With Stander (Munster) and Stockdale (Ulster) scoring tries for their sides, and newly-crowned World Player of the Year Sexton pulling the strings effectively for Leinster, the return of many of these Irish internationals was the key to this Irish clean sweep and keeps all three of them in contention for the quarter-finals.
Gloucester and Newcastle proving experience is over-rated
At the start of this campaign if you were to pick between Exeter and Gloucester as the most likely to go and challenge for this season’s Champions Cup trophy, not many would have picked the Cherry-and-Whites. Yet three matches in and it is last season’s Challenge Cup runners-up Gloucester who look the best placed of the two English sides to emerge from Pool 2. The Johann Ackermann revolution gathered even more momentum this weekend as his side bullied the Chiefs pack up-front before the likes of Danny Cipriani and Ollie Thorley did the damage in attack to produce arguably their finest display of the season in a convincing 27-19 win at Sandy Park.

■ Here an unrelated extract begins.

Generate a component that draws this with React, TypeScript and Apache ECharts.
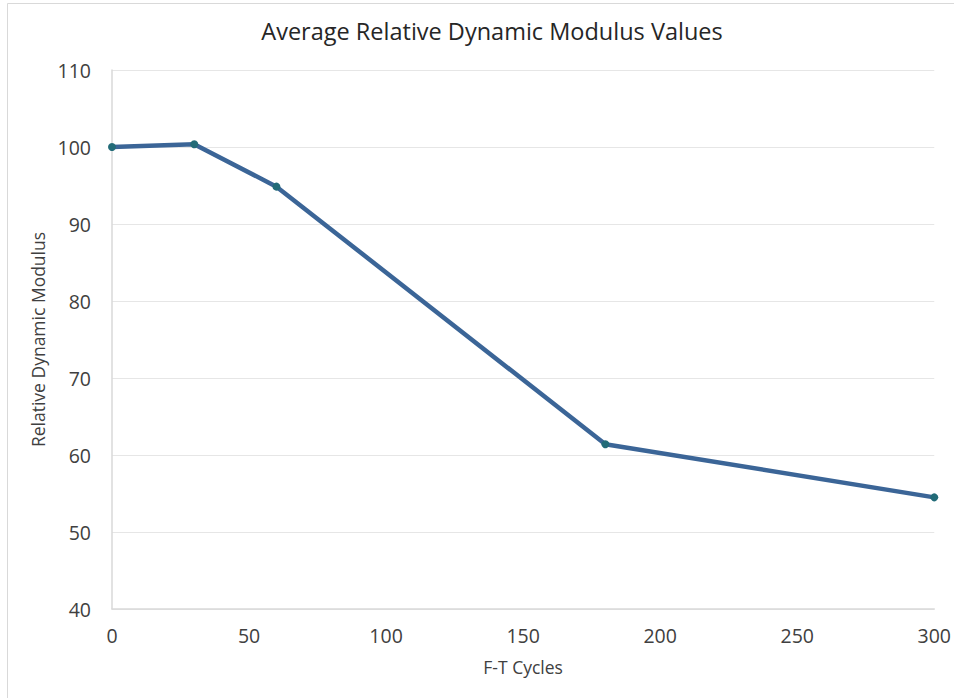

An Exeter side that has appeared in the last three Premiership finals, Rob Baxter’s men seem incapable of cracking Europe and are all but out of this season’s competition already, having failed to win any of their opening three matches. Gloucester on the other hand have adapted well to the step up in class this season and with two of their remaining three matches to be played at Kingsholm are right in contention for qualification from their pool.
With both the Scarlets and Wasps also joining the Chiefs without a European win this season, that is three sides who some had down as pre-tournament favourites, all likely to fall at the first hurdle, whilst Champions Cup novices Gloucester and Newcastle remain well in the hunt for a spot in the last eight.